The expressive work of poetry can better elucidate through words the affective sense of “life by the living”; in particular, the poetry of Marilyn Chin who captures poignantly the dynamic of the immigrant accent. In her anthemic poem How I Got That Name: an Essay on Assimilation, Chin uses the auto-biographical form to establish the poetic power of the speaking subject through proclaiming her name out loud: “I am Marilyn Mei Ling Chin/ Oh, how I love the resoluteness/ of that first person singular/ followed by that stalwart indicative.’”(Chin, 1994, p.16) The poem goes on to acknowledge her mother’s failure to speak her English name with the immigrant accent: “My mother couldn’t pronounce the ‘r’ / She dubbed me ‘Numba one female offshoot’/ for brevity: henceforth, she will live and die; in sublime ignorance.” (ibid.) In my personal reading of this poem, Chin is articulating the powerful sense of self-alienation that the immigrant accent can instill in girlhood. The poetic use of the word ‘ignorance’ can be read as the difference between the child’s vulnerability to being viewed as “ignorant” and the child’s wish that her mother could bypass her humiliation – a “sublime ignorance” suggests the mother is unaware of her “inferior” speech. In Chin’s poetic acknowledgement, accented speech becomes a powerful form of expression since it communicates beyond or as a supplement to actual words. In a controversial passage of Otobiographies, Derrida explains that there is a “law that creates obligations with regard to language, and particularly with regard to the language in which the law is stated: the mother tongue. This is the living language (as opposed to Latin, a dead, paternal language, the language of another law where a secondary repression has set in – the law of death).” (Derrida, 1985, p.21) Seemingly essentialist in this gendering of language, Derrida invokes the “ear attuned to the name of the dead man and the living feminine”; however, the point of the passage is his focus on the patronymic “name of my death, of my dead life” in reference to the institution of archaic legacies contained within language itself (ibid.). In contrast, he attributes to the feminine the “living ear” that hears the spoken word, not the written text.

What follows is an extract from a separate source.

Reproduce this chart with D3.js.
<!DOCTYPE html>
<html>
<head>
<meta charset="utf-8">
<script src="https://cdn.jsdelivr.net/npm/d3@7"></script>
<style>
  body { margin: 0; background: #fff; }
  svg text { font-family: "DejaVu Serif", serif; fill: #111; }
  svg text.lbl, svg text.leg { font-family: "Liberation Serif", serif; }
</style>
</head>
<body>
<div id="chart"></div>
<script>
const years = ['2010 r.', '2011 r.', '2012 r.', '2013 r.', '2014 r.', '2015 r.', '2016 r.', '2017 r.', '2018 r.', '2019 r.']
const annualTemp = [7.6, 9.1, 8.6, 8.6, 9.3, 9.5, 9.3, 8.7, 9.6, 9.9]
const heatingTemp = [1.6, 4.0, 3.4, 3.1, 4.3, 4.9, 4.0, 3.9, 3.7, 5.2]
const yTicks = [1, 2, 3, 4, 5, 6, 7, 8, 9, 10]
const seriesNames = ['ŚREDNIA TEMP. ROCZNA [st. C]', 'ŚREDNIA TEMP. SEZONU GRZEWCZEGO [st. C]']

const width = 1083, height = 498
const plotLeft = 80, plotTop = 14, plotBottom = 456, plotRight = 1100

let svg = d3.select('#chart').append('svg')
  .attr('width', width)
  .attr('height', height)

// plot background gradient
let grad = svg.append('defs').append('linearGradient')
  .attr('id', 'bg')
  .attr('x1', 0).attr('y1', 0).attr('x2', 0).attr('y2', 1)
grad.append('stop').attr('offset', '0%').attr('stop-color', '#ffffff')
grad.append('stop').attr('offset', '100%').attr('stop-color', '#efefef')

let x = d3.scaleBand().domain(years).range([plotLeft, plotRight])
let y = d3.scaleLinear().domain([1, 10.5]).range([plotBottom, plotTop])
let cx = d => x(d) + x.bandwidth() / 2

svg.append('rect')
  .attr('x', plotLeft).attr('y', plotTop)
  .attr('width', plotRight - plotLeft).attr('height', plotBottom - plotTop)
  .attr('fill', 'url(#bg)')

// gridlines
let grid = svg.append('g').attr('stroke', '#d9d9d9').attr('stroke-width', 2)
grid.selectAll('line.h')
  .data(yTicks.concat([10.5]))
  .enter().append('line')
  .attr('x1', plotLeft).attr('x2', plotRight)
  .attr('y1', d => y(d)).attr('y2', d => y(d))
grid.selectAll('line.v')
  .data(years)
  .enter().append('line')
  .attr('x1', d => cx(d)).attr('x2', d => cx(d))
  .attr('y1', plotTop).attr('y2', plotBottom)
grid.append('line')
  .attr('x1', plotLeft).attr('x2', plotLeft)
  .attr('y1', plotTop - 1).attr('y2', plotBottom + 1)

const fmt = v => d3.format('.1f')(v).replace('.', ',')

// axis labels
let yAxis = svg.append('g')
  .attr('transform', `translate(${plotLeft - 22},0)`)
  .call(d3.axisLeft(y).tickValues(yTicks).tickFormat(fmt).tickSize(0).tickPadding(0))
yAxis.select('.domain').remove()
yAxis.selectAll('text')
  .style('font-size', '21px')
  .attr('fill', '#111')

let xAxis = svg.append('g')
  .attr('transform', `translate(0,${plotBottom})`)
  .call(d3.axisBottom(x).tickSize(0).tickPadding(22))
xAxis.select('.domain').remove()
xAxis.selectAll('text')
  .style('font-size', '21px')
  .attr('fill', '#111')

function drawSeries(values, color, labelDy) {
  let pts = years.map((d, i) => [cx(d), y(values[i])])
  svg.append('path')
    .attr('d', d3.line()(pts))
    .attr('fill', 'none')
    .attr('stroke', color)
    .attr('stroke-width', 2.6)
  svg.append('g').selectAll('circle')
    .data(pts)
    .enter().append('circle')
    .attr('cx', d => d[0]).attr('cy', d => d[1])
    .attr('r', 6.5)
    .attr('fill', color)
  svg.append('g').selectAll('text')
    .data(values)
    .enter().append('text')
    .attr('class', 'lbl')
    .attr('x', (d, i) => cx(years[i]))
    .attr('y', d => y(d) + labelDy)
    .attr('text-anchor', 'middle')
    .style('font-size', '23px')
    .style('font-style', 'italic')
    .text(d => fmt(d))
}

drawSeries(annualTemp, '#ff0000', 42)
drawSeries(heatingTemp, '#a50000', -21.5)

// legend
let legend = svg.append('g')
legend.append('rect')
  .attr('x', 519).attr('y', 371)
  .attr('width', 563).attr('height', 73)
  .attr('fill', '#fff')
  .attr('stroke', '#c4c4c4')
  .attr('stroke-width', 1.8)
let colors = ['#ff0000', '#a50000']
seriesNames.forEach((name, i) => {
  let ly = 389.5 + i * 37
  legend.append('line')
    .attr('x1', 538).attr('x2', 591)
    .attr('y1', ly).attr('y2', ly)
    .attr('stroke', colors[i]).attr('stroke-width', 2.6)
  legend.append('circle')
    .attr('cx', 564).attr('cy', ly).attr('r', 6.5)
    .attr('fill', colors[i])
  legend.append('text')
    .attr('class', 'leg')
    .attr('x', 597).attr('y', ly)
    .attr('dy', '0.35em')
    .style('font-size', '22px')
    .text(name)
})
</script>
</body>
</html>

The reader of Chin’s poem can grasp the lyricism of her testimony through the written word; however, the engagement of the actual political critique becomes particularly effective when the poet delivers her testimonial “first person, stalwart indicative” from the commanding position of the speaking subject. In his book titled Foreign Accents, literary critic Steven Yao acknowledges Chin’s expression as “lyric testimony” since the poet “persistently and unapologetically [pursues] a ‘political’ agenda” shared amongst Asian-American writers who confront subjects of “dominant racism, immigration, minority or ‘ethnic’ identity, and gender oppression.” (Yao, 2010, p.187) Chin is well known for her oral delivery since she is a poet in great demand for her poetry readings. As an artistic experience, the spoken word is regarded as phenomenologically separate from textual production, since audio comprehension is a temporal activity in the present that is remarkably different from the cognition of the written message. The phenomenological domain of the oral in relation to the literal has long been associated with oral poetry. Words themselves are represented visually only through writing, otherwise they are spoken as sound.

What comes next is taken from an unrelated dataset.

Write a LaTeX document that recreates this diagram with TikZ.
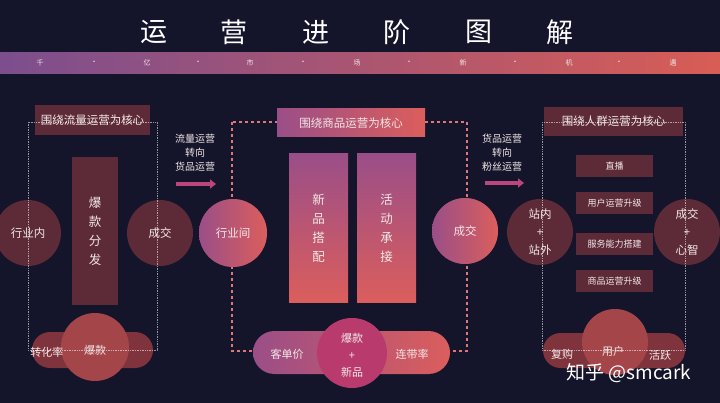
\documentclass[tikz,border=0pt]{standalone}
\usepackage{fontspec}
\setmainfont{Noto Sans CJK SC}
\usepackage{tikz}
\usetikzlibrary{positioning, arrows.meta, backgrounds}
\definecolor{bgnavy}{HTML}{14142A}
\definecolor{maroon}{HTML}{5C2B37}
\definecolor{mauve}{HTML}{9A4E88}
\definecolor{coral}{HTML}{DB5E5C}
\definecolor{bandl}{HTML}{7C4E8E}
\definecolor{bandr}{HTML}{D85D55}
\definecolor{pinkarr}{HTML}{BC457B}
\definecolor{pillred}{HTML}{7F333C}
\definecolor{discred}{HTML}{A4454A}
\definecolor{magent}{HTML}{B93B6D}
\definecolor{paletxt}{HTML}{F3E8E8}
\tikzstyle{ttl}=[text=white, font=\fontsize{27}{30}\selectfont, inner sep=0pt]
\tikzstyle{bnd}=[text=paletxt, font=\fontsize{7}{8}\selectfont, inner sep=0pt]
\tikzstyle{hdr}=[fill=maroon, text=paletxt, inner sep=0pt, font=\fontsize{11.5}{13}\selectfont]
\tikzstyle{disc}=[circle, fill=maroon, minimum size=66pt, inner sep=0pt, text=paletxt, align=center, font=\fontsize{11.5}{18}\selectfont]
\tikzstyle{bar}=[fill=maroon, inner sep=0pt, text=paletxt, align=center, font=\fontsize{12.5}{19}\selectfont]
\tikzstyle{tag}=[fill=maroon, minimum width=77pt, minimum height=22pt, inner sep=0pt, text=paletxt, font=\fontsize{9}{10}\selectfont]
\tikzstyle{pill}=[inner sep=0pt]
\tikzstyle{lbl}=[text=paletxt, inner sep=0pt, align=center, font=\fontsize{11}{13}\selectfont]
\tikzstyle{note}=[text=paletxt, inner sep=0pt, align=center, font=\fontsize{10}{14}\selectfont]
\tikzstyle{fatarrow}=[pinkarr, line width=4pt, -{Triangle[width=9pt, length=6pt]}]
\tikzstyle{dotframe}=[white, opacity=.55, densely dotted, line width=.7pt]
\tikzstyle{dashframe}=[coral!85!white, dashed, line width=1.3pt]

\begin{document}
\begin{tikzpicture}[x=1pt, y=-1pt]
\useasboundingbox (0,0) rectangle (720,403);
\fill[bgnavy] (0,0) rectangle (720,403);
% title
\node[ttl] (t1) at (154,32) {运};
\node[ttl] (t2) at (234,32) {营};
\node[ttl] (t3) at (316,32) {进};
\node[ttl] (t4) at (397,32) {阶};
\node[ttl] (t5) at (479,32) {图};
\node[ttl] (t6) at (560,32) {解};
% band
\shade[left color=bandl, right color=bandr] (0,53) rectangle (720,74);
\node[bnd] (b1) at (40,63) {千};
\node[bnd] (d1) at (94,63) {•};
\node[bnd] (b2) at (147,63) {亿};
\node[bnd] (d2) at (198,63) {•};
\node[bnd] (b3) at (250,63) {市};
\node[bnd] (d3) at (303,63) {•};
\node[bnd] (b4) at (357,63) {场};
\node[bnd] (d4) at (409,63) {•};
\node[bnd] (b5) at (463,63) {新};
\node[bnd] (d5) at (515,63) {•};
\node[bnd] (b6) at (569,63) {机};
\node[bnd] (d6) at (619,63) {•};
\node[bnd] (b7) at (673,63) {遇};
%
\draw[dashframe] (232,122) rectangle (467,351);
%
% traffic stage
\node[hdr, minimum width=115pt, minimum height=30pt] (h1) at (92.5,120) {围绕流量运营为核心};
\node[bar, minimum width=46pt, minimum height=148pt] (hot) at (95,231.5) {爆\\款\\分\\发};
\node[disc] (inner) at (28,233) {行业内};
\node[disc] (deal1) at (160,233) {成交};
\node[pill, fill=pillred, minimum width=121pt, minimum height=36pt, rounded corners=18pt] (p1) at (92.5,350) {};
\node[disc, fill=discred, minimum size=68pt] (c1) at (95,347) {};
\node[lbl] (conv) at (47,352) {转化率};
\node[lbl] (boom) at (95,350) {爆款};
%
\node[note] (n1) at (195,153) {流量运营\\转向\\货品运营};
\coordinate (a1s) at (176,184);
\coordinate (a1e) at (216,184);
\draw[fatarrow] (a1s) -- (a1e);
%
% goods stage
\node[hdr, minimum width=148pt, minimum height=28pt, left color=mauve, right color=coral] (h2) at (351,123) {围绕商品运营为核心};
\node[disc, left color=mauve, right color=coral, minimum size=68pt] (cross) at (233,233) {行业间};
\node[bar, minimum width=59pt, minimum height=149pt, top color=mauve, bottom color=coral] (newp) at (318.5,228.5) {新\\品\\搭\\配};
\node[bar, minimum width=59pt, minimum height=149pt, top color=mauve, bottom color=coral] (act) at (386.5,228.5) {活\\动\\承\\接};
\node[disc, left color=mauve, right color=coral] (deal2) at (465,231) {成交};
\node[pill, left color=mauve, right color=coral, minimum width=197pt, minimum height=43pt, rounded corners=21.5pt] (p2) at (351.5,352.5) {};
\node[disc, fill=magent, minimum size=70pt] (c2) at (352,353) {};
\node[lbl] (price) at (287,354) {客单价};
\node[lbl] (joint) at (412,354) {连带率};
\node[lbl, font=\fontsize{11}{17}\selectfont] (mix) at (352,355) {爆款\\+\\新品};
%
\node[note] (n2) at (502,153) {货品运营\\转向\\粉丝运营};
\coordinate (a2s) at (485,183);
\coordinate (a2e) at (524,183);
\draw[fatarrow] (a2s) -- (a2e);
%
% people stage
\node[hdr, minimum width=139pt, minimum height=29pt] (h3) at (613.5,121.5) {围绕人群运营为核心};
\node[disc] (site) at (540,232) {站内\\+\\站外};
\node[tag] (live) at (614.5,166) {直播};
\node[tag] (user) at (614.5,203.5) {用户运营升级};
\node[tag] (serv) at (614.5,244) {服务能力搭建};
\node[tag] (goods) at (614.5,281) {商品运营升级};
\node[disc] (mind) at (687,232) {成交\\+\\心智};
\node[pill, fill=pillred, minimum width=142pt, minimum height=35pt, rounded corners=17.5pt] (p3) at (614,350.5) {};
\node[disc, fill=discred, minimum size=66pt] (c3) at (615,342) {};
\node[lbl] (rebuy) at (562,354) {复购};
\node[lbl] (users) at (613,351) {用户};
\node[lbl] (alive) at (660,355) {活跃};
%
\draw[dotframe] (28,122) rectangle (157,350);
\draw[dotframe] (542,122) rectangle (685,350);
%
\node[text=white, inner sep=0pt, font=\fontsize{19}{21}\selectfont] (mark) at (629,373) {知乎 @smcark};
\end{tikzpicture}
\end{document}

The special relationship between spoken sound and the objects they represent is found in the transcendent meaning that occurs from the engagement between speaker and listener. Oral poetry is “intellectualized mnemonically,” suggests Walter Ong, since it conveys meaning through the specific power of its “event” for the greater community (Ong, 2002, p.31). Ong’s seminal study of oral cultures reveals how the “the writing of life by the living” was originally conducted only through the spoken word which is exemplified most clearly by the poetic speech of the Homeric tradition. In Chin’s model of political engagement descending from this cultural tradition, the orality of poetry provides yet another way to understand the phenomenology of the speech act as a form of resistance. Chin’s overt scheme of political enunciation espouses and extends the ritual authority of the longstanding oral tradition. But when presented by the embodied Chinese woman poet herself, the power of the speech act and the delivery of the first- person naming – “I am Marilyn Mei Ling Chin” – incites a rupture to the patronymic textual tradition of naming considered by Derrida as the “name of the dead.”
A poetic performative can function in this way to illustrate Ahmed’s explanation that “a performative acquires force only through citation and repetition; A non-performative speaks to a gap between the past and future tense. The speech act is a commitment that points to the future it brings about…but the past that accumulates overrides this futurity, as what the institution is committed to, by sheer force of habit.”(Ahmed, 2012, pp.126-27) The assertions of a brown woman speaking subject on the public stage is still something of an event. However, the repetition of the (non-)speech act, the passive and quiet non-performative, has become the force of habit that tends to overrule the power of the singular performative act. Any radical change is incumbent on leadership to give voice and to propose action on a greater social scale within the given institution. But as explained by Ahmed, the “barrier to change” is only felt by the discriminated, and because it “remains invisible to those who can flow into the spaces created by institutions,” it is a material condition for only a particular contingency (ibid., p.175). The endeavor to make visible this barrier that is invisible to those in power is the most important objective for disrupting the silencing act in the institution. As people of color attain high- ranking positions, their acknowledgment of the “immaterial things” such as their own self- silencing acts can determine the material future for the greater whole. As Ahmed forewarns, the (non-)speech act of “getting people to the table by not speaking of the wall (by not speaking about what does get across) does not mean the wall disappears.” (ibid.) But should it ever occur that people actually speak about the wall of silence or its implied issues, the outcome will always be contingent on the habits of the listening ear of the other.